Sustainable Development Goals

Indicator 5.a.2 - Proportion of countries where the legal framework (including customary law) guarantees women’s equal rights to land ownership and/or control

The indicator collects all existing national policy objectives, draft provisions, legal provisions and implementing legislation that reflect good practices in guaranteeing women’s equal rights to land ownership and/or control. This is a de jure indicator which will measure progress towards SDG Target 5.a.

Target 5.a

Undertake reforms to give women equal rights to economic resources, as well as access to ownership and control over land and other forms of property, financial services, inheritance and natural resources, in accordance with national laws.

Level of guarantees of women's equal rights to land ownership and/or control in the national legal framework for selected countries, 2020 (1=lowest, 6=highest)

Impact

Indicator 5.a.2 measures the extent of women’s disadvantages in ownership of and rights to land, as well as equal legal rights to land ownership. Together with indicator 5.a.1, it provides a basis for policy measures aimed at securing equal opportunities and access to rights and resources.

Key results

Indicator 5.a.2 monitors reforms in the legal and policy framework that support women’s equal rights to economic resources, ownership and control over land, with a focus on the adoption of legal reforms to promote women’s land rights.

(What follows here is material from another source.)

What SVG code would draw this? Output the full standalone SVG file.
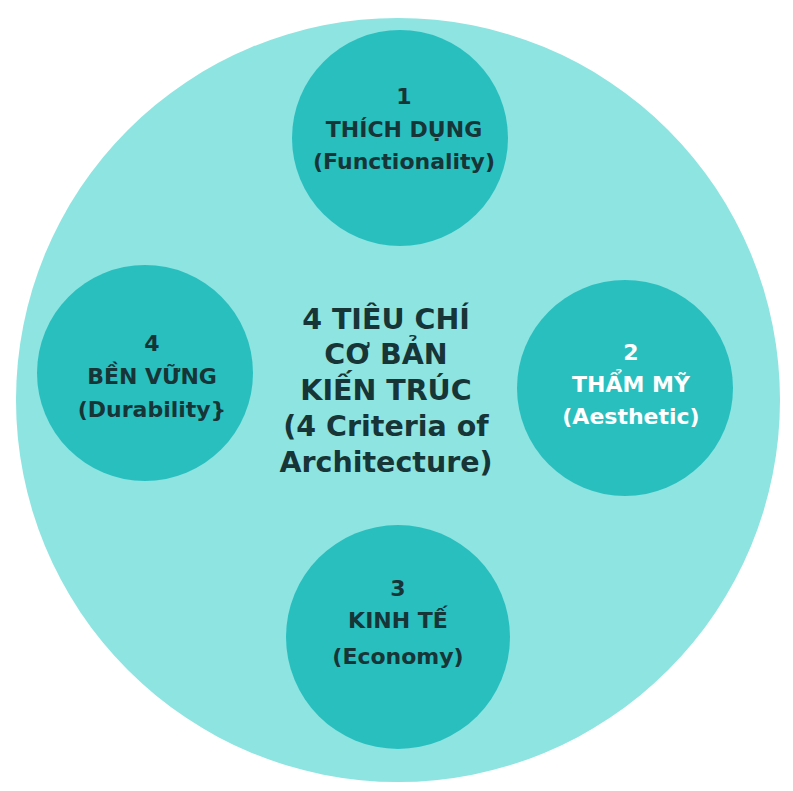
<svg xmlns="http://www.w3.org/2000/svg" width="793" height="791" viewBox="0 0 793 791">
<style>
.c{fill:#29bfbf}
.t{font-family:"DejaVu Sans",Verdana,sans-serif;font-weight:bold;font-size:22px;text-anchor:middle;fill:#173436}
.w{fill:#ffffff}
.m{font-size:28.5px}
</style>
<rect width="793" height="791" fill="#ffffff"/>
<g id="outer"><circle cx="398" cy="400" r="382" fill="#8ee4e1"/>
<text class="t m"><tspan x="386" y="329">4 TIÊU CHÍ</tspan><tspan x="386" y="364">CƠ BẢN</tspan><tspan x="386" y="400">KIẾN TRÚC</tspan><tspan x="386" y="436">(4 Criteria of</tspan><tspan x="386" y="472">Architecture)</tspan></text></g>
<g id="n1"><circle class="c" cx="400" cy="138" r="108"/>
<text class="t"><tspan x="404" y="104">1</tspan><tspan x="404" y="137">THÍCH DỤNG</tspan><tspan x="404" y="169">(Functionality)</tspan></text></g>
<g id="n2"><circle class="c" cx="625" cy="388" r="108"/>
<text class="t w"><tspan x="631" y="360">2</tspan><tspan x="631" y="392">THẨM MỸ</tspan><tspan x="631" y="424">(Aesthetic)</tspan></text></g>
<g id="n3"><circle class="c" cx="398" cy="637" r="112"/>
<text class="t"><tspan x="398" y="596">3</tspan><tspan x="398" y="628">KINH TẾ</tspan><tspan x="398" y="664">(Economy)</tspan></text></g>
<g id="n4"><circle class="c" cx="145" cy="373" r="108"/>
<text class="t"><tspan x="152" y="351">4</tspan><tspan x="152" y="384">BỀN VỮNG</tspan><tspan x="152" y="417">(Durability}</tspan></text></g>
<g id="connectors"/>
</svg>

It builds on the FAO’s Legal Assessment Tool (LAT) for gender-equitable land tenure. The LAT involves assessing the extent to which a country’s policy and legal framework support gender equitable land tenure arrangements, by testing that framework against thirty indicators drawn from international consensus and internationally accepted good practice. An interactive map based on the Country Assessments is available online. 

As indicator 5.a.2 is not directly measurable, six proxies have been identified to assess it.

  • Proxy A: Is the joint registration of land compulsory or encouraged through economic incentives?
  • Proxy B: Does the legal and policy framework require spousal consent for land transactions?
  • Proxy C: Does the legal and policy framework support women’s and girls’ equal inheritance rights?
  • Proxy D: Does the legal and policy framework provide for the allocation of financial resources to increase women’s ownership and control over land?
  • Proxy E: In legal systems that recognise customary land tenure, does the legal and policy framework explicitly protect the land rights of women?
  • Proxy F: Does the legal and policy framework mandate women’s participation in land management and administration institutions?

These proxies help to tackle some of the principal constraints women face in ensuring the protection and security of their land rights, and in particular some of the challenges that arise for pervasive gender bias. Collectively, they will track progress on provisions based in good practices or innovative measures included in national legal frameworks to enable de facto gender parity in ownership and control over land.